:: Supplied entries

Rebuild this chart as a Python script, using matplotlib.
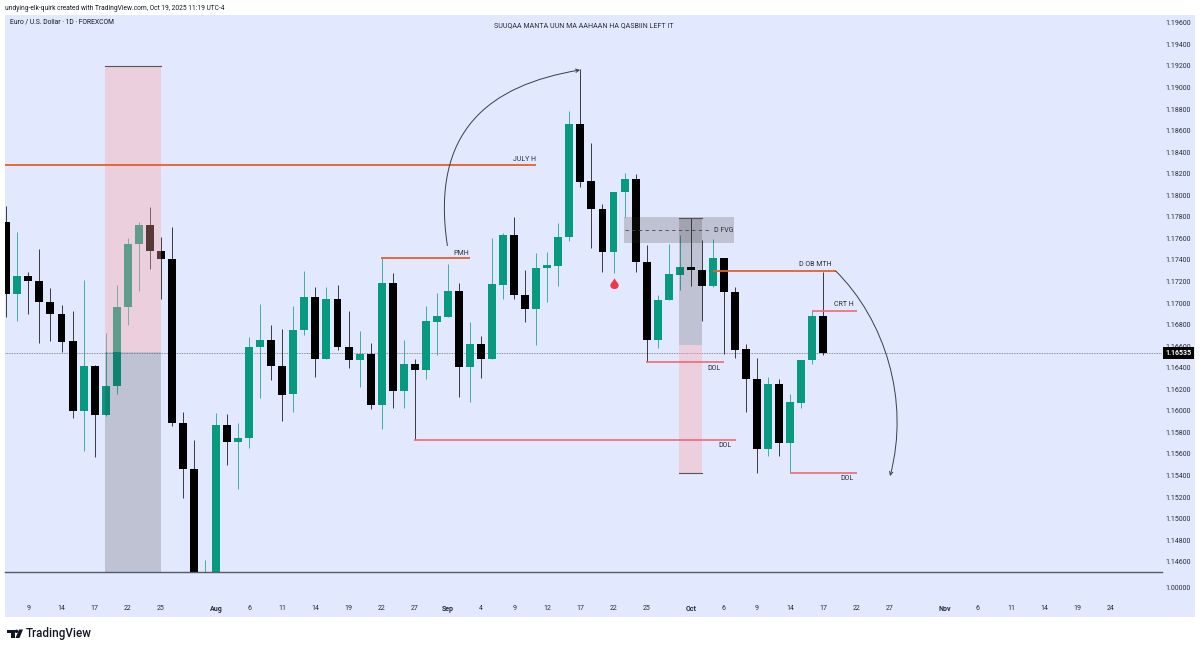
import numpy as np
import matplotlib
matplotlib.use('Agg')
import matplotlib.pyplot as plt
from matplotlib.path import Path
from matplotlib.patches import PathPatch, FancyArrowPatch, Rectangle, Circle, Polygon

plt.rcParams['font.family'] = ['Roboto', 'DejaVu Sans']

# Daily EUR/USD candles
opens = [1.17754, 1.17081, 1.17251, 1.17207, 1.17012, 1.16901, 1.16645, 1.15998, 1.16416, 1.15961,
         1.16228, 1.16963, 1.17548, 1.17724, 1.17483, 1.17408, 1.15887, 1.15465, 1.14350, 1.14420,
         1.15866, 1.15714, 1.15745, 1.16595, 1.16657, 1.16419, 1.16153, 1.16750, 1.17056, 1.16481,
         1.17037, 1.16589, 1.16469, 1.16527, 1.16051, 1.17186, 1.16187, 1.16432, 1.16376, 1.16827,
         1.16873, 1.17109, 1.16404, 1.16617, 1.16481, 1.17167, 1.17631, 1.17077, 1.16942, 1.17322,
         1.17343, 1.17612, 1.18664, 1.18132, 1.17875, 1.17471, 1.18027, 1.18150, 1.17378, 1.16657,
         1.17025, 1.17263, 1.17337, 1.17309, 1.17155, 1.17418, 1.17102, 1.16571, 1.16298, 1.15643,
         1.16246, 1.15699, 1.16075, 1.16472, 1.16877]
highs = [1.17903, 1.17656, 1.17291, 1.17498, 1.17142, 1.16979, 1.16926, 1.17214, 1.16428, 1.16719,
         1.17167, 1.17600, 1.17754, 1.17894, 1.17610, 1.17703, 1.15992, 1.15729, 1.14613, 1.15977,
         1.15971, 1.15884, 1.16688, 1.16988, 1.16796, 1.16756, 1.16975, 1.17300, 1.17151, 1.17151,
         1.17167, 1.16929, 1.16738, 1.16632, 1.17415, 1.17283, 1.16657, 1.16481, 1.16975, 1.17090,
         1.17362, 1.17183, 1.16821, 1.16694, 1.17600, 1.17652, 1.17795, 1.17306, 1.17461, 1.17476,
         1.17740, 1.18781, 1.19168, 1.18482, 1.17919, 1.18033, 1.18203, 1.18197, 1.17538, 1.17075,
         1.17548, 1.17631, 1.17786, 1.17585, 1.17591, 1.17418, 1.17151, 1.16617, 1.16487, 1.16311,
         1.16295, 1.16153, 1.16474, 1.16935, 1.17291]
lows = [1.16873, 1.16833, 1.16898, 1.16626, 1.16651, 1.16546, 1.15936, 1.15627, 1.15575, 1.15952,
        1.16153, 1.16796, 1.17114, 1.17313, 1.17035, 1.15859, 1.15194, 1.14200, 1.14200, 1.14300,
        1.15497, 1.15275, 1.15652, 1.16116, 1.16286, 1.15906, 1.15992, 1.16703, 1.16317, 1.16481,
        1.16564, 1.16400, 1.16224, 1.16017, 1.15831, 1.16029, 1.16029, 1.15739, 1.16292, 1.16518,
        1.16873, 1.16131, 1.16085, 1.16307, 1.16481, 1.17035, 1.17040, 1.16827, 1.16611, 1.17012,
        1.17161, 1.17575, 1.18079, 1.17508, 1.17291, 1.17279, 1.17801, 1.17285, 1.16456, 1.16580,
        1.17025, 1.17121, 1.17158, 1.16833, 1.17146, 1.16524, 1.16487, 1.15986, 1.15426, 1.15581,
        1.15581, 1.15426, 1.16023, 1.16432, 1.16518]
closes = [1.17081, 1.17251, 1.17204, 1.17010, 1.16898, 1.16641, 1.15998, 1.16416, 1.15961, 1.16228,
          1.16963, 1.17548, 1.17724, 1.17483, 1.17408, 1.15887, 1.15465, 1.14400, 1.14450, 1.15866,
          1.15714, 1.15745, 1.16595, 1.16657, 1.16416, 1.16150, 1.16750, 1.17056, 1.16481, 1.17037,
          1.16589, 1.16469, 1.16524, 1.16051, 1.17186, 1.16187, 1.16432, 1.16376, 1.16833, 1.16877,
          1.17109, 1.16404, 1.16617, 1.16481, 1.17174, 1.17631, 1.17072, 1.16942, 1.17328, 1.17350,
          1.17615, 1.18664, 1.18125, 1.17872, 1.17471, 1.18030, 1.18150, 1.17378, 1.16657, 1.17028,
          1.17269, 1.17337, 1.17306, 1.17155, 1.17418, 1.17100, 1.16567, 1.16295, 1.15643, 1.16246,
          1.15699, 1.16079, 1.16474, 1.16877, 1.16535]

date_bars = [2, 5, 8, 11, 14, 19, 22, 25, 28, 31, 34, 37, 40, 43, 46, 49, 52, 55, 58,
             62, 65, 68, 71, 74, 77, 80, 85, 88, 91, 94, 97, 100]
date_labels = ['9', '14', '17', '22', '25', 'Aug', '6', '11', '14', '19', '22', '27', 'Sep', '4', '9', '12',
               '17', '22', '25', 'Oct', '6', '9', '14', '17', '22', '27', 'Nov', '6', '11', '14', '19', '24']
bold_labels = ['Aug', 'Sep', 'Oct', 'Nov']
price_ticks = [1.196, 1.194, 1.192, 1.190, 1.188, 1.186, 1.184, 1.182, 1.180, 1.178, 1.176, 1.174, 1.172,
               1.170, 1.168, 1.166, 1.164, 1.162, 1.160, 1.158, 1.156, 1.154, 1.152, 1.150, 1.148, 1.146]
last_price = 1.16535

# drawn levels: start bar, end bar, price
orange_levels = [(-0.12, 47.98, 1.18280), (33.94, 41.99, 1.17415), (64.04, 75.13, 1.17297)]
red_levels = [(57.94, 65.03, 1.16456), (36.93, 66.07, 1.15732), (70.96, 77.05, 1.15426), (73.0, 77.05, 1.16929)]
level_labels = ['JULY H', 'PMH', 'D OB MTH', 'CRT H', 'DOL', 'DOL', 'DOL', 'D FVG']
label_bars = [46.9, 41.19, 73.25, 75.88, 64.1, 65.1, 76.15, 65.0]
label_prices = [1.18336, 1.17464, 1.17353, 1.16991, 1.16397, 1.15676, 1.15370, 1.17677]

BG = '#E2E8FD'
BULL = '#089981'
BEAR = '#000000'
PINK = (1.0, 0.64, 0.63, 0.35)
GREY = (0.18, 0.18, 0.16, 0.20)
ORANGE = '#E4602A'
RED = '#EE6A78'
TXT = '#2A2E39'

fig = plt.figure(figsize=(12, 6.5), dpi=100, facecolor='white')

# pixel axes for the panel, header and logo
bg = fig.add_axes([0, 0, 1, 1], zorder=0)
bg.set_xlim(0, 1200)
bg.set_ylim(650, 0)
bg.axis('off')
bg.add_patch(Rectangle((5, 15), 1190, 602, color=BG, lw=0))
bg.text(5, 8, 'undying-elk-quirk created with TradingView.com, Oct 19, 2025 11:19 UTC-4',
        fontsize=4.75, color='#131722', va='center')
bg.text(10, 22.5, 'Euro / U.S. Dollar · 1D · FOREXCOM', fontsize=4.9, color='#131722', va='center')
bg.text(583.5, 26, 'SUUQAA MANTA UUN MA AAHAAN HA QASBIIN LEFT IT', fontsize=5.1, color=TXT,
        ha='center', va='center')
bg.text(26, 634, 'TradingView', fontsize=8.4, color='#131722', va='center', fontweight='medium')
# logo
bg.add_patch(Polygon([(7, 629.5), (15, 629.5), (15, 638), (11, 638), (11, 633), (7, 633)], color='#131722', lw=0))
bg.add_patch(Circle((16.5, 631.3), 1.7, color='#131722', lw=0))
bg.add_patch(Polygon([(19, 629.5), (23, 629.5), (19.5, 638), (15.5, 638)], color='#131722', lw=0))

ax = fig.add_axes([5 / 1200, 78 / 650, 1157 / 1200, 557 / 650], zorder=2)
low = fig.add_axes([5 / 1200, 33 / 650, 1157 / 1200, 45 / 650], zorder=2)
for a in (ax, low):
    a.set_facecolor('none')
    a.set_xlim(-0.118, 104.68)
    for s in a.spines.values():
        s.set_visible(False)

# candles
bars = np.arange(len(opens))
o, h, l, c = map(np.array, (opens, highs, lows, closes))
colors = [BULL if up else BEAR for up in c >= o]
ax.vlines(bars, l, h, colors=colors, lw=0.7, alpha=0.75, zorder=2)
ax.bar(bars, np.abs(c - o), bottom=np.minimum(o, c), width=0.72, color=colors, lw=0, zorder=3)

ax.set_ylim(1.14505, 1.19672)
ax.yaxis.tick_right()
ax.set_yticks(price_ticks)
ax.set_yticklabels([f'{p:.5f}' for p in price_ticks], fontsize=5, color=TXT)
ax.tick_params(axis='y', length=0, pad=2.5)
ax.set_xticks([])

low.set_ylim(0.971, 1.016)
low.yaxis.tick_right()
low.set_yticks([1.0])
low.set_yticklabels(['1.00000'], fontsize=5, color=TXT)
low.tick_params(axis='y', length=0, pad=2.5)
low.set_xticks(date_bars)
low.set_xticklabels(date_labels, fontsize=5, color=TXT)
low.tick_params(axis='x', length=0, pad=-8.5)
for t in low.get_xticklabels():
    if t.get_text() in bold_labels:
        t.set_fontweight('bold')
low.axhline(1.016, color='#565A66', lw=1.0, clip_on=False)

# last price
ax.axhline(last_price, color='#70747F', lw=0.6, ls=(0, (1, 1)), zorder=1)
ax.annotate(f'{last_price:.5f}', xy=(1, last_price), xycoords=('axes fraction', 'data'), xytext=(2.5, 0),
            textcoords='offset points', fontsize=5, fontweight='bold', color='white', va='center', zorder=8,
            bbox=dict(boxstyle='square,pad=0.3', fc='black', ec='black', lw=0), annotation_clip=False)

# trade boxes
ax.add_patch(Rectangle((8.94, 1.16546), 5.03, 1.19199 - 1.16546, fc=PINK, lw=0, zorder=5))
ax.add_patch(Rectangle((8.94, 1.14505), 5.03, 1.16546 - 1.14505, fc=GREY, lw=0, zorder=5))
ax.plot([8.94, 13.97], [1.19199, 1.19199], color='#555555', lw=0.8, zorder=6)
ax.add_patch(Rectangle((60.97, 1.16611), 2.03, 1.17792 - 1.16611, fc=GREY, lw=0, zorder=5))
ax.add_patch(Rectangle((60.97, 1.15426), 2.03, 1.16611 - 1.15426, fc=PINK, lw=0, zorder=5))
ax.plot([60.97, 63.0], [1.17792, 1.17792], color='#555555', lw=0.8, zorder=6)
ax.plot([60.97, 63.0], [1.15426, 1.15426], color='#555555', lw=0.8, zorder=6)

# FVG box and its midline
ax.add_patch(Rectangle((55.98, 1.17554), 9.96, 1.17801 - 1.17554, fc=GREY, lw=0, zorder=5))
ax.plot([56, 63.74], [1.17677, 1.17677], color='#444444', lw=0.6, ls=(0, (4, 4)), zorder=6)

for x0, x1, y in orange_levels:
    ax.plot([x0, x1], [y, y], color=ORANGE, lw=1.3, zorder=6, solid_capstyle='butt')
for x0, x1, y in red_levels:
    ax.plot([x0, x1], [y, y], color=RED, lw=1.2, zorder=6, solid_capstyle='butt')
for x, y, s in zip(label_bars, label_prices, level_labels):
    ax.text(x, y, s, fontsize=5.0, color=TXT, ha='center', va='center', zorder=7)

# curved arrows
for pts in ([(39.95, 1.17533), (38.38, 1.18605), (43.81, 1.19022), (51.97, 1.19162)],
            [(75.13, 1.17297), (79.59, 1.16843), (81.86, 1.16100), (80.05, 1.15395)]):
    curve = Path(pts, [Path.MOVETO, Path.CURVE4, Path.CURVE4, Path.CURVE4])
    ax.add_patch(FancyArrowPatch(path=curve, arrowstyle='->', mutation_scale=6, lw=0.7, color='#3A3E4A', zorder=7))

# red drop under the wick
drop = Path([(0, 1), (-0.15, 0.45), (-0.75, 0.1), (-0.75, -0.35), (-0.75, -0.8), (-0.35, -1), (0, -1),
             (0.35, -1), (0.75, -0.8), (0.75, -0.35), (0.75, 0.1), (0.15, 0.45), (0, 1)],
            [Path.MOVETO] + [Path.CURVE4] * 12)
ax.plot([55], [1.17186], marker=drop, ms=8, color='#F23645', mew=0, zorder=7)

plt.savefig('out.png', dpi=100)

::::
:: Supplied entries

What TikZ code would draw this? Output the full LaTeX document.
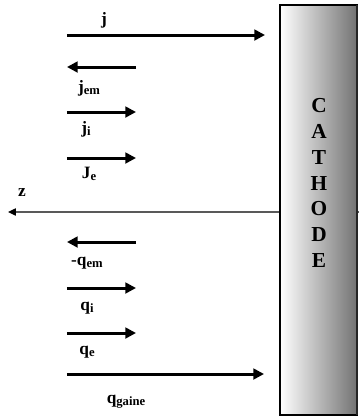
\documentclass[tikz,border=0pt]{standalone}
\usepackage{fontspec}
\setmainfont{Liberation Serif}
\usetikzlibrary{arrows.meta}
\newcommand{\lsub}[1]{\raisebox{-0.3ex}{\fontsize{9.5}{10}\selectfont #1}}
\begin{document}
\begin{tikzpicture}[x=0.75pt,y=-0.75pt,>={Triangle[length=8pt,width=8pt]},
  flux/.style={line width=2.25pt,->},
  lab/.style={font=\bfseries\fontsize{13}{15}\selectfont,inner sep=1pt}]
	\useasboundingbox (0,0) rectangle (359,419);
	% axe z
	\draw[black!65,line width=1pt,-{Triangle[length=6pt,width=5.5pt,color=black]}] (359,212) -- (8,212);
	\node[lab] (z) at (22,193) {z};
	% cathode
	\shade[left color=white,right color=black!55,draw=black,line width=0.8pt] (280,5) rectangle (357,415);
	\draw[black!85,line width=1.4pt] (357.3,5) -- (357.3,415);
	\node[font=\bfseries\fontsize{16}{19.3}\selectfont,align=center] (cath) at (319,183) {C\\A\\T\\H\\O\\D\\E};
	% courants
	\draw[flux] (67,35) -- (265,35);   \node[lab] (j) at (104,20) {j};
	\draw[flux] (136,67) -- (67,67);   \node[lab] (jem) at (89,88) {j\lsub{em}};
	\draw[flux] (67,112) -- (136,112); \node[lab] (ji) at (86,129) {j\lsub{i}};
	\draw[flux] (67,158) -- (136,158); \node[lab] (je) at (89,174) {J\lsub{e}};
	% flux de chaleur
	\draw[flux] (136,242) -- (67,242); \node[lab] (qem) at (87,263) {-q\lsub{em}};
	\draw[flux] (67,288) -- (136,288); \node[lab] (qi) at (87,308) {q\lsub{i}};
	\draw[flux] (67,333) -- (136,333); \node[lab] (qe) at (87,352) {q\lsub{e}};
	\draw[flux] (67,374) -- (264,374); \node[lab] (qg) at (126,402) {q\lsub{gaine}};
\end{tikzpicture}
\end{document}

::::
:: Supplied entries

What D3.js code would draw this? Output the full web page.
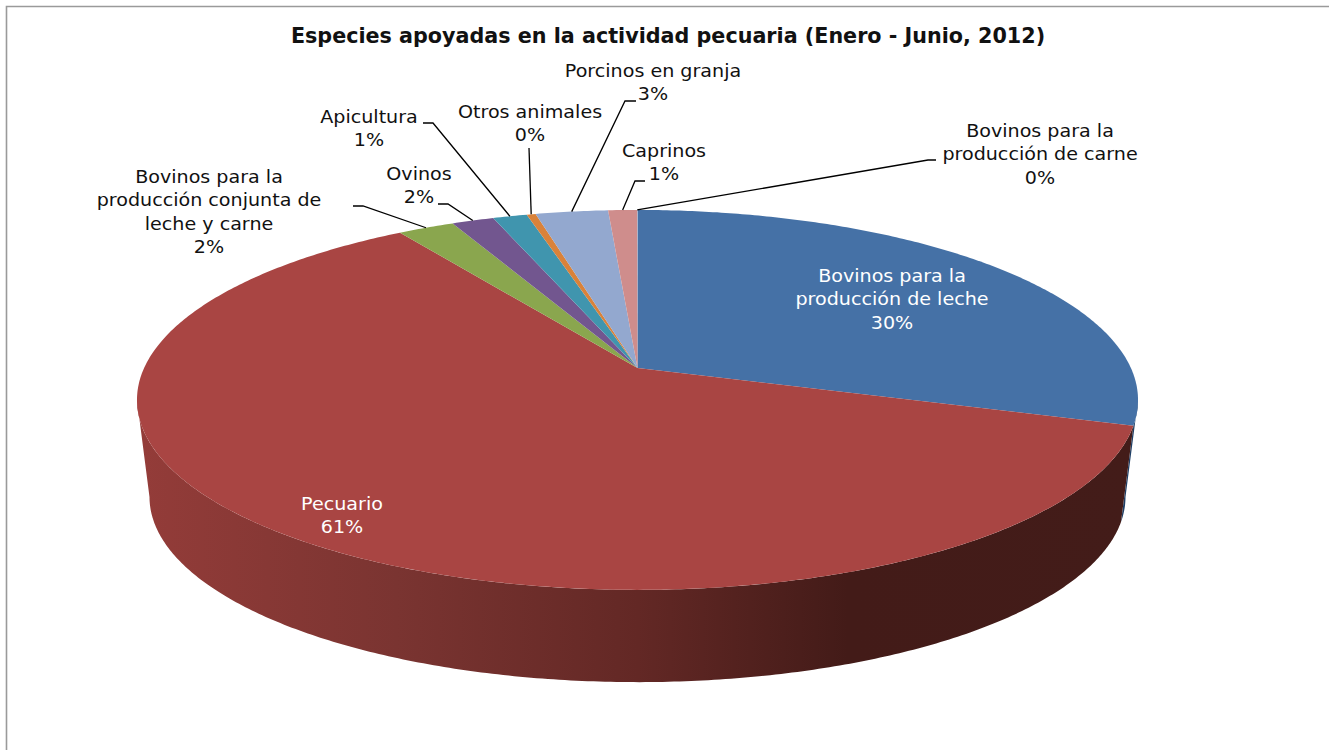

::::

● **Brief**: Copy all lines from the listing that contain "Output".

● **Exercise answer**:
What TikZ code would draw this? Output the full LaTeX document.
What D3.js code would draw this? Output the full web page.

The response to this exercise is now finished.